> **WHAT YOU NEED TO DO**: Below are some entries. Transcribe the lines from the one holding "Write a Python" to the one holding "corner_y = [-5.72, -5.72]", inclusive, but not the pictures among them.

> **EXCERPTED DATA**:
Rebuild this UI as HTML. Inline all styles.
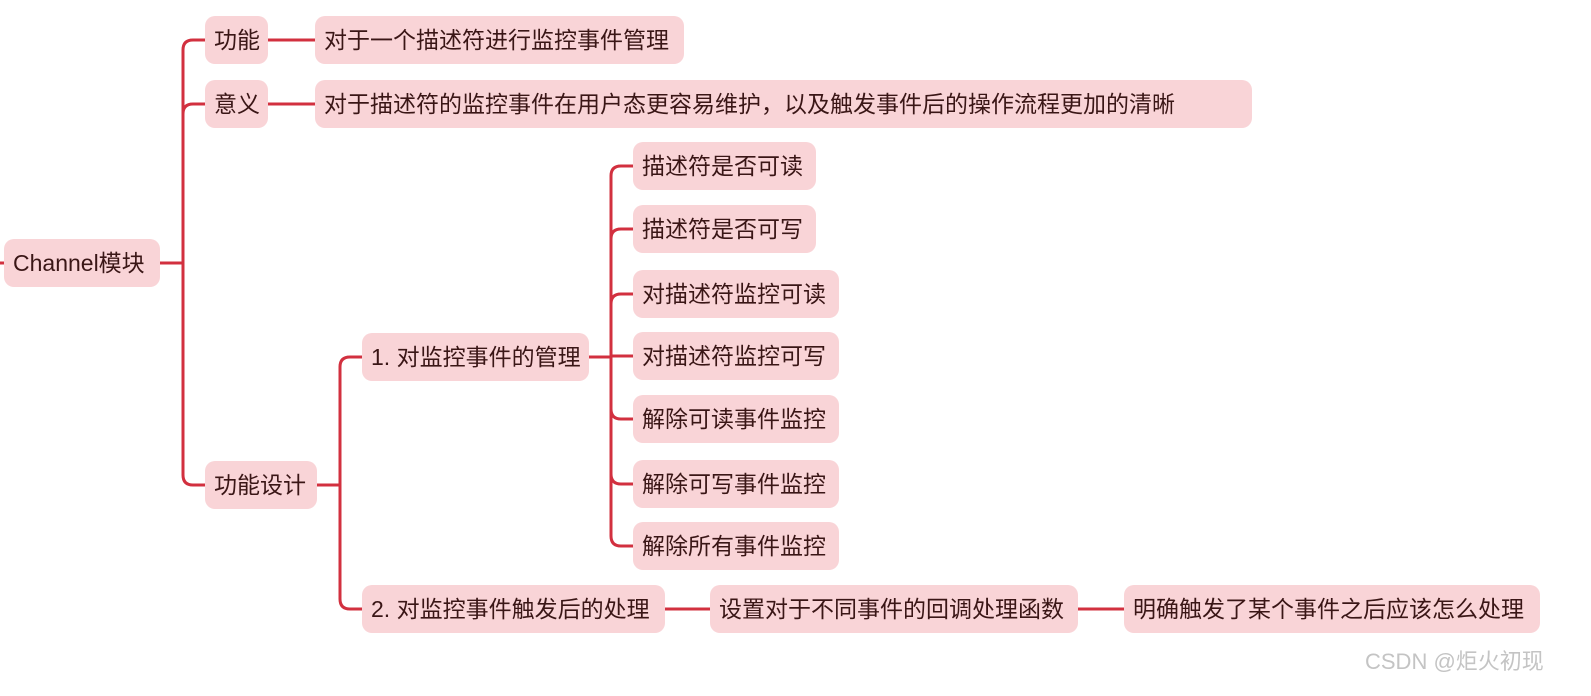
<!DOCTYPE html>
<html><head><meta charset="utf-8"><style>
body{margin:0;width:1591px;height:696px;background:#fff;overflow:hidden;position:relative;font-family:"Liberation Sans","Noto Sans CJK SC",sans-serif;}
.n{position:absolute;background:#f9d4d7;border-radius:10px;color:#3a1616;font-size:23px;height:48px;line-height:48px;padding:0 9px;box-sizing:border-box;white-space:nowrap;}
svg{position:absolute;left:0;top:0}
.wm{position:absolute;left:1365px;top:644px;color:#c4c4c4;font-size:22px;}
</style></head><body>
<svg width="1591" height="696" fill="none" stroke="#d2303f" stroke-width="3">
<path d="M0 263H5"/>
<path d="M160 263H183"/>
<path d="M205 40H193Q183 40 183 50V475Q183 485 193 485H205"/>
<path d="M205 104H193Q183 104 183 114"/>
<path d="M268 40H315M268 104H315"/>
<path d="M317 485H340"/>
<path d="M362 357H350Q340 357 340 367V599Q340 609 350 609H362"/>
<path d="M589 357H611"/>
<path d="M633 166H621Q611 166 611 176V536Q611 546 621 546H633"/>
<path d="M633 229H621Q611 229 611 239M633 294H621Q611 294 611 304M611 356H633M633 419H621Q611 419 611 409M633 484H621Q611 484 611 474"/>
<path d="M665 609H710M1078 609H1124"/>
</svg>
<div class="n" style="left:4px;top:239px;width:156px">Channel模块</div>
<div class="n" style="left:205px;top:16px;width:63px">功能</div>
<div class="n" style="left:315px;top:16px;width:369px">对于一个描述符进行监控事件管理</div>
<div class="n" style="left:205px;top:80px;width:63px">意义</div>
<div class="n" style="left:315px;top:80px;width:937px">对于描述符的监控事件在用户态更容易维护，以及触发事件后的操作流程更加的清晰</div>
<div class="n" style="left:205px;top:461px;width:112px">功能设计</div>
<div class="n" style="left:362px;top:333px;width:227px">1. 对监控事件的管理</div>
<div class="n" style="left:362px;top:585px;width:303px">2. 对监控事件触发后的处理</div>
<div class="n" style="left:633px;top:142px;width:183px">描述符是否可读</div>
<div class="n" style="left:633px;top:205px;width:183px">描述符是否可写</div>
<div class="n" style="left:633px;top:270px;width:206px">对描述符监控可读</div>
<div class="n" style="left:633px;top:332px;width:206px">对描述符监控可写</div>
<div class="n" style="left:633px;top:395px;width:206px">解除可读事件监控</div>
<div class="n" style="left:633px;top:460px;width:206px">解除可写事件监控</div>
<div class="n" style="left:633px;top:522px;width:206px">解除所有事件监控</div>
<div class="n" style="left:710px;top:585px;width:368px">设置对于不同事件的回调处理函数</div>
<div class="n" style="left:1124px;top:585px;width:416px">明确触发了某个事件之后应该怎么处理</div>
<div class="wm">CSDN @炬火初现</div>
</body></html>
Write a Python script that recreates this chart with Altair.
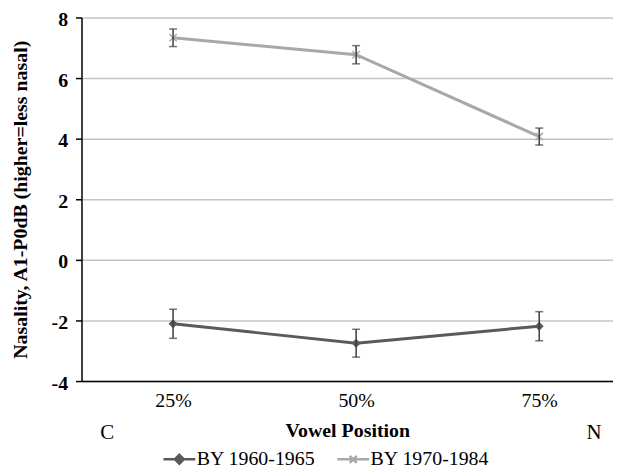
import json
import altair as alt
import pandas as pd

# ---- data ----
positions = ["25%", "50%", "75%"]
pos_index = [0, 1, 2]
series_names = ["BY 1960-1965", "BY 1970-1984"]
mean_1960 = [-2.11, -2.75, -2.19]
err_1960 = [0.48, 0.46, 0.48]
mean_1970 = [7.33, 6.77, 4.07]
err_1970 = [0.29, 0.30, 0.28]
series_colors = ["#5a5a5a", "#a8a8a8"]
y_ticks = [-4, -2, 0, 2, 4, 6, 8]
corner_labels = ["C", "N"]
corner_x = [-0.36, 2.30]
corner_y = [-5.72, -5.72]

rows = []
for s, means, errs in [(series_names[0], mean_1960, err_1960),
                       (series_names[1], mean_1970, err_1970)]:
    for p, lab, m, e in zip(pos_index, positions, means, errs):
        rows.append({"pos": p, "label": lab, "series": s, "mean": m,
                     "lo": m - e, "hi": m + e})
df = pd.DataFrame(rows)
corner_df = pd.DataFrame({"txt": corner_labels, "cx": corner_x, "cy": corner_y})

FONT = "Liberation Serif"
label_expr = "%s[datum.value]" % json.dumps(positions)

xscale = alt.Scale(domain=[-0.5, 2.403], nice=False, zero=False)
yscale = alt.Scale(domain=[-4, 8], nice=False, zero=False)
xaxis = alt.Axis(values=pos_index, labelExpr=label_expr, grid=False, ticks=False,
                 domainColor="#000000", domainWidth=1.5, labelFont=FONT,
                 labelFontSize=20, labelColor="#000000", labelPadding=10,
                 title="Vowel Position", titleFont=FONT, titleFontSize=20,
                 titleFontWeight="bold", titleColor="#000000", titlePadding=10)
yaxis = alt.Axis(values=y_ticks, labelExpr="datum.value + ''", grid=True,
                 gridColor="#c4c4c4", gridWidth=1.5,
                 domainColor="#000000", domainWidth=1.5, tickColor="#000000",
                 tickWidth=1.5, tickSize=6, labelFont=FONT, labelFontSize=20,
                 labelFontWeight="bold", labelColor="#000000", labelPadding=8,
                 labelOffset=2,
                 title="Nasality, A1-P0dB (higher=less nasal)", titleFont=FONT,
                 titleFontSize=20, titleFontWeight="bold", titleColor="#000000",
                 titlePadding=21)


def X(field):
    return alt.X(field, type="quantitative", scale=xscale, axis=xaxis)


def Y(field):
    return alt.Y(field, type="quantitative", scale=yscale, axis=yaxis)


base = alt.Chart(df)

lines = base.mark_line(strokeWidth=3).encode(
    x=X("pos"), y=Y("mean"),
    color=alt.Color("series:N", scale=alt.Scale(domain=series_names, range=series_colors),
                    legend=None),
)

pts1 = base.transform_filter(alt.datum.series == series_names[0]).mark_point(
    shape="diamond", filled=True, size=75, color=series_colors[0], opacity=1
).encode(x=X("pos"), y=Y("mean"))

pts2 = base.transform_filter(alt.datum.series == series_names[1]).mark_point(
    shape="M-1,-1L1,1M-1,1L1,-1", filled=False, size=55, strokeWidth=1.5,
    color=series_colors[1], opacity=1
).encode(x=X("pos"), y=Y("mean"))

err_color = "#3c3c3c"
rules = base.mark_rule(color=err_color, strokeWidth=1.5).encode(
    x=X("pos"), y=Y("lo"), y2="hi")
cap_lo = base.mark_tick(orient="horizontal", size=8, thickness=1.5, color=err_color).encode(
    x=X("pos"), y=Y("lo"))
cap_hi = base.mark_tick(orient="horizontal", size=8, thickness=1.5, color=err_color).encode(
    x=X("pos"), y=Y("hi"))

legend_shapes = [
    "M-1,0L1,0M0,-0.28L0.28,0L0,0.28L-0.28,0Z",
    "M-1,0L1,0M-0.22,-0.22L0.22,0.22M-0.22,0.22L0.22,-0.22",
]
leg = alt.Legend(title=None, orient="none", legendX=81, legendY=427,
                 direction="horizontal", symbolSize=1024, symbolStrokeWidth=2.5,
                 labelFont=FONT, labelFontSize=20, labelColor="#000000",
                 labelOffset=0, columnPadding=16, padding=0, symbolOpacity=1)
sc_fill = alt.Scale(domain=series_names, range=series_colors)
sc_shape = alt.Scale(domain=series_names, range=legend_shapes)
legend_layer = base.mark_point(size=1024, strokeWidth=2.5, filled=True).encode(
    x=X("pos"), y=Y("mean"),
    color=alt.Color("series:N", scale=sc_fill, legend=leg),
    shape=alt.Shape("series:N", scale=sc_shape, legend=leg),
)

corner = alt.Chart(corner_df).mark_text(font=FONT, fontSize=21, color="#000000",
                                        baseline="middle", align="center").encode(
    x=X("cx"), y=Y("cy"), text="txt:N")

chart = alt.layer(legend_layer, lines, pts1, pts2, rules, cap_lo, cap_hi, corner).properties(
    width=535, height=366,
    autosize=alt.AutoSizeParams(type="none"),
    padding={"left": 74, "top": 8, "right": 0, "bottom": 90},
    background="white",
).configure_view(stroke=None)

chart.save("out.html", embed_options={"renderer": "svg", "actions": False})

> **SOLUTION BELOW**:
Write a Python script that recreates this chart with Altair.
import json
import altair as alt
import pandas as pd

# ---- data ----
positions = ["25%", "50%", "75%"]
pos_index = [0, 1, 2]
series_names = ["BY 1960-1965", "BY 1970-1984"]
mean_1960 = [-2.11, -2.75, -2.19]
err_1960 = [0.48, 0.46, 0.48]
mean_1970 = [7.33, 6.77, 4.07]
err_1970 = [0.29, 0.30, 0.28]
series_colors = ["#5a5a5a", "#a8a8a8"]
y_ticks = [-4, -2, 0, 2, 4, 6, 8]
corner_labels = ["C", "N"]
corner_x = [-0.36, 2.30]
corner_y = [-5.72, -5.72]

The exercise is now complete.